Repeat the listing word for word. No pictures belong in the copy.
▼
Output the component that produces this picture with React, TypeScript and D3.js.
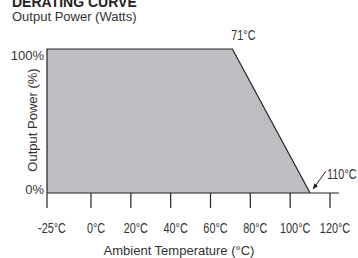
import * as d3 from "d3";

// derating curve data
const tickTemps = [-25, 0, 20, 40, 60, 80, 100, 120];
const curveTemps = [-25, -25, 71, 110];
const curvePower = [0, 100, 100, 0];
const powerTicks = [0, 100];
const axisEndTemp = 124.5;

const W = 358;
const H = 258;

const sans = "'Liberation Sans', Arial, sans-serif";

// condensed label: no narrow font installed, so squeeze horizontally
function Narrow({ x, y, anchor = "start", children }: { x: number; y: number; anchor?: string; children: any }) {
  return (
    <g transform={`translate(${x},${y}) scale(0.75,1)`}>
      <text textAnchor={anchor} fontFamily={sans} fontSize={14.5} fill="#333">
        {children}
      </text>
    </g>
  );
}

export default function App() {
  const x = d3.scaleLinear().domain([-25, 0, 120]).range([47, 91, 330]);
  const y = d3.scaleLinear().domain([0, 100]).range([193, 49]);

  const pts: [number, number][] = curveTemps.map((t, i) => [x(t), y(curvePower[i])]);
  const fillPath = d3.line()(pts) + "Z";
  const outline = d3.line()(pts) || "";

  const top = pts[2];
  const end = pts[3];

  return (
    <svg
      width={W}
      height={H}
      style={{ position: "absolute", left: 0, top: 0, background: "#fff" }}
    >
      <defs>
        <marker id="arr" viewBox="0 0 10 10" refX="9" refY="5" markerWidth="6" markerHeight="6" orient="auto-start-reverse">
          <path d="M0,1 L10,5 L0,9 Z" fill="#222" />
        </marker>
      </defs>

      <text x={12} y={7} fontFamily={sans} fontWeight="bold" fontSize={14} fill="#222">
        DERATING CURVE
      </text>
      <text x={12} y={21} fontFamily={sans} fontSize={13} fill="#333">
        Output Power (Watts)
      </text>

      <path d={fillPath} fill="#bdbec1" />
      <path d={outline} fill="none" stroke="#222" strokeWidth={1.2} />

      {/* x axis */}
      <line x1={x(-25)} x2={x(axisEndTemp)} y1={y(0)} y2={y(0)} stroke="#222" strokeWidth={1.2} />
      {tickTemps.map((t) => (
        <g key={t}>
          <line x1={x(t)} x2={x(t)} y1={y(0)} y2={y(0) + 15} stroke="#333" strokeWidth={1.3} />
          <Narrow x={x(t) + 5} y={233} anchor="middle">
            {t}°C
          </Narrow>
        </g>
      ))}
      <text x={179} y={255} textAnchor="middle" fontFamily={sans} fontSize={13} fill="#333">
        Ambient Temperature (°C)
      </text>

      {/* y labels */}
      {powerTicks.map((p) => (
        <text key={p} x={44} y={y(p) + (p === 100 ? 11 : 1)} textAnchor="end" fontFamily={sans} fontSize={13} fill="#333">
          {p}%
        </text>
      ))}
      <text
        transform={`translate(37,${(y(0) + y(100)) / 2 - 1}) rotate(-90)`}
        textAnchor="middle"
        fontFamily={sans}
        fontSize={13}
        fill="#333"
      >
        Output Power (%)
      </text>

      {/* annotations */}
      <Narrow x={top[0] + 11} y={40} anchor="middle">
        {curveTemps[2]}°C
      </Narrow>
      <Narrow x={end[0] + 17} y={179}>
        {curveTemps[3]}°C
      </Narrow>
      <line
        x1={end[0] + 16}
        y1={171}
        x2={end[0] + 3}
        y2={189}
        stroke="#222"
        strokeWidth={1}
        markerEnd="url(#arr)"
      />
    </svg>
  );
}
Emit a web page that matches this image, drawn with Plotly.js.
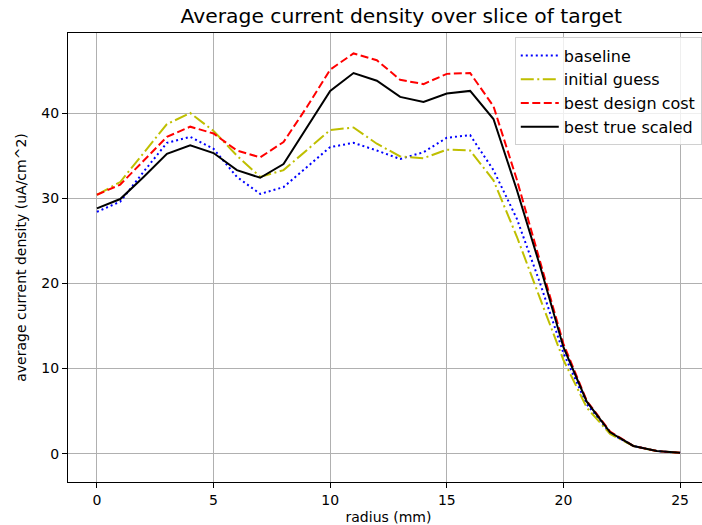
▲
_Finished answer_
Output the component that produces this picture with React, TypeScript and D3.js.
import * as d3 from "d3";

// derating curve data
const tickTemps = [-25, 0, 20, 40, 60, 80, 100, 120];
const curveTemps = [-25, -25, 71, 110];
const curvePower = [0, 100, 100, 0];
const powerTicks = [0, 100];
const axisEndTemp = 124.5;

const W = 358;
const H = 258;

const sans = "'Liberation Sans', Arial, sans-serif";

// condensed label: no narrow font installed, so squeeze horizontally
function Narrow({ x, y, anchor = "start", children }: { x: number; y: number; anchor?: string; children: any }) {
  return (
    <g transform={`translate(${x},${y}) scale(0.75,1)`}>
      <text textAnchor={anchor} fontFamily={sans} fontSize={14.5} fill="#333">
        {children}
      </text>
    </g>
  );
}

export default function App() {
  const x = d3.scaleLinear().domain([-25, 0, 120]).range([47, 91, 330]);
  const y = d3.scaleLinear().domain([0, 100]).range([193, 49]);

  const pts: [number, number][] = curveTemps.map((t, i) => [x(t), y(curvePower[i])]);
  const fillPath = d3.line()(pts) + "Z";
  const outline = d3.line()(pts) || "";

  const top = pts[2];
  const end = pts[3];

  return (
    <svg
      width={W}
      height={H}
      style={{ position: "absolute", left: 0, top: 0, background: "#fff" }}
    >
      <defs>
        <marker id="arr" viewBox="0 0 10 10" refX="9" refY="5" markerWidth="6" markerHeight="6" orient="auto-start-reverse">
          <path d="M0,1 L10,5 L0,9 Z" fill="#222" />
        </marker>
      </defs>

      <text x={12} y={7} fontFamily={sans} fontWeight="bold" fontSize={14} fill="#222">
        DERATING CURVE
      </text>
      <text x={12} y={21} fontFamily={sans} fontSize={13} fill="#333">
        Output Power (Watts)
      </text>

      <path d={fillPath} fill="#bdbec1" />
      <path d={outline} fill="none" stroke="#222" strokeWidth={1.2} />

      {/* x axis */}
      <line x1={x(-25)} x2={x(axisEndTemp)} y1={y(0)} y2={y(0)} stroke="#222" strokeWidth={1.2} />
      {tickTemps.map((t) => (
        <g key={t}>
          <line x1={x(t)} x2={x(t)} y1={y(0)} y2={y(0) + 15} stroke="#333" strokeWidth={1.3} />
          <Narrow x={x(t) + 5} y={233} anchor="middle">
            {t}°C
          </Narrow>
        </g>
      ))}
      <text x={179} y={255} textAnchor="middle" fontFamily={sans} fontSize={13} fill="#333">
        Ambient Temperature (°C)
      </text>

      {/* y labels */}
      {powerTicks.map((p) => (
        <text key={p} x={44} y={y(p) + (p === 100 ? 11 : 1)} textAnchor="end" fontFamily={sans} fontSize={13} fill="#333">
          {p}%
        </text>
      ))}
      <text
        transform={`translate(37,${(y(0) + y(100)) / 2 - 1}) rotate(-90)`}
        textAnchor="middle"
        fontFamily={sans}
        fontSize={13}
        fill="#333"
      >
        Output Power (%)
      </text>

      {/* annotations */}
      <Narrow x={top[0] + 11} y={40} anchor="middle">
        {curveTemps[2]}°C
      </Narrow>
      <Narrow x={end[0] + 17} y={179}>
        {curveTemps[3]}°C
      </Narrow>
      <line
        x1={end[0] + 16}
        y1={171}
        x2={end[0] + 3}
        y2={189}
        stroke="#222"
        strokeWidth={1}
        markerEnd="url(#arr)"
      />
    </svg>
  );
}
Emit a web page that matches this image, drawn with Plotly.js.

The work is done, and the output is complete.